District elections have brought change, but it’s unclear what kind
By George Howland Jr.
On Nov. 5, there were seven Seattle City Council district seats up for election. Election night returns indicate that the labor/lefty coalition won four seats and the Chamber of Commerce slate won two seats. In District 5 (North Seattle), incumbent councilmember Deborah Juarez was endorsed by both the Chamber and the labor/lefty coalition.
If these results hold, it will be a major repudiation of the business community’s $4 million (with Amazon contributing $1.4 million) effort to make the city council more conservative.
Yet given the political positions taken by the apparent winners, it is unclear what the new city council’s direction will be on key issues such as homelessness, displacement, growth and tax and wealth inequality.
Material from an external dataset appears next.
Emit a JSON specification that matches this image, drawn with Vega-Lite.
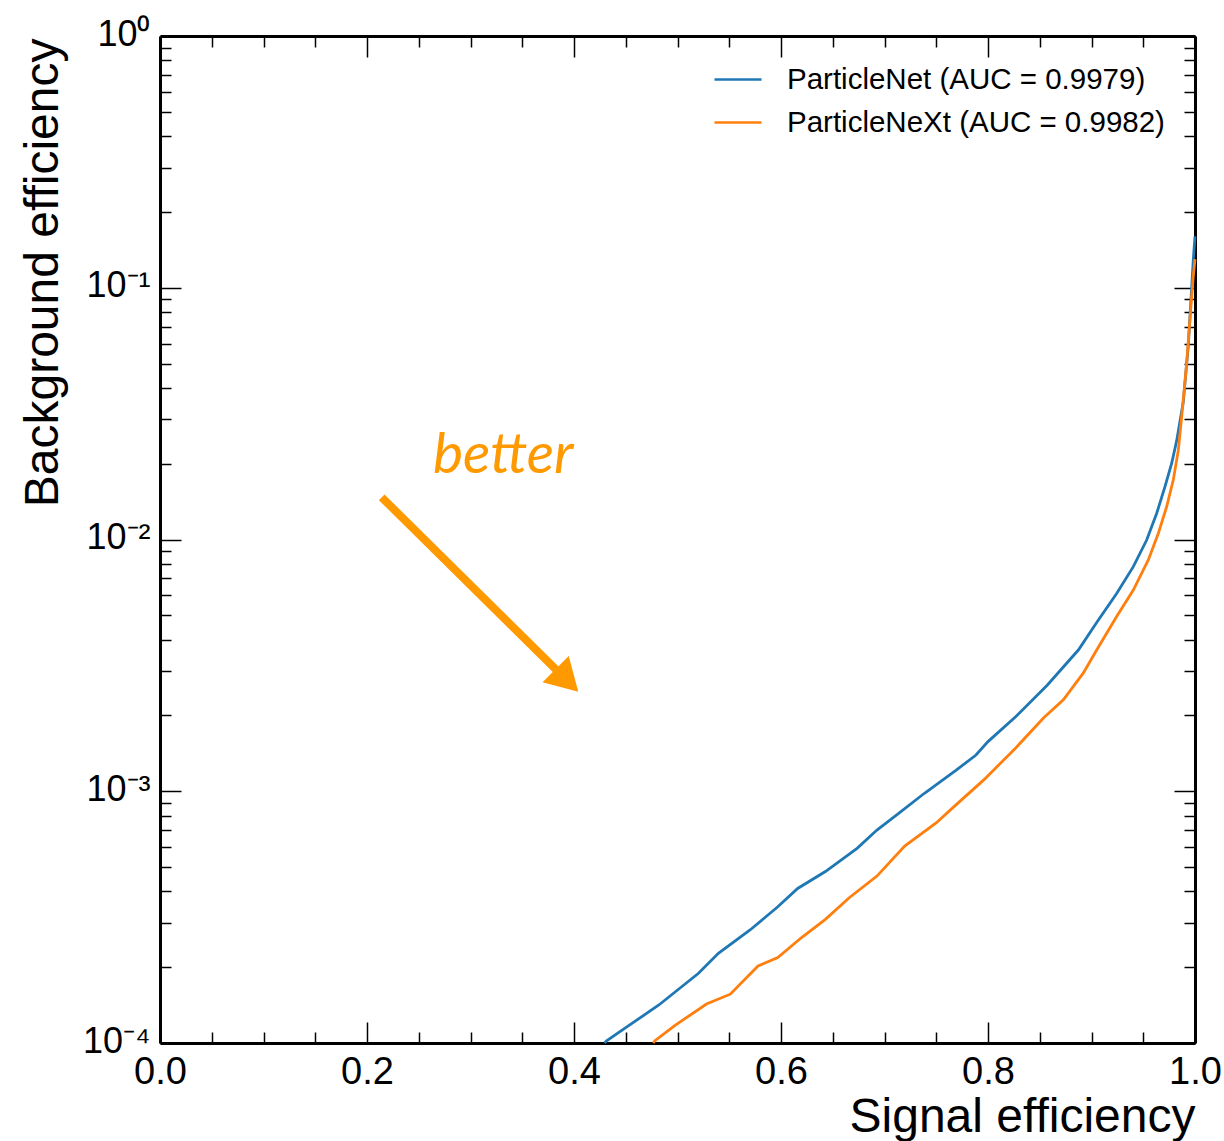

Let’s look at the districts one by one.
District No. 1 (West Seattle, South Park)
Incumbent Lisa Herbold held a small lead on election night 51-48 percent over a weak challenger Phil Tavel. In the August primary, C is for Crank’s Erica C. Barnett reports that Herbold increased her lead by 4.2 percent from election night to final results. Herbold looks safe.
Herbold is a neighborhood progressive, very much in the mold of former Seattle City Councilmember Nick Licata, her mentor. Earlier this year, Herbold introduced the most important anti-displacement legislation in decades: a one-for-one replacement requirement that any low-income housing that is destroyed by redevelopment must be replaced by the builder. The future of the proposal is, however, gloomy because of legal issues and a lack of support from other councilmembers.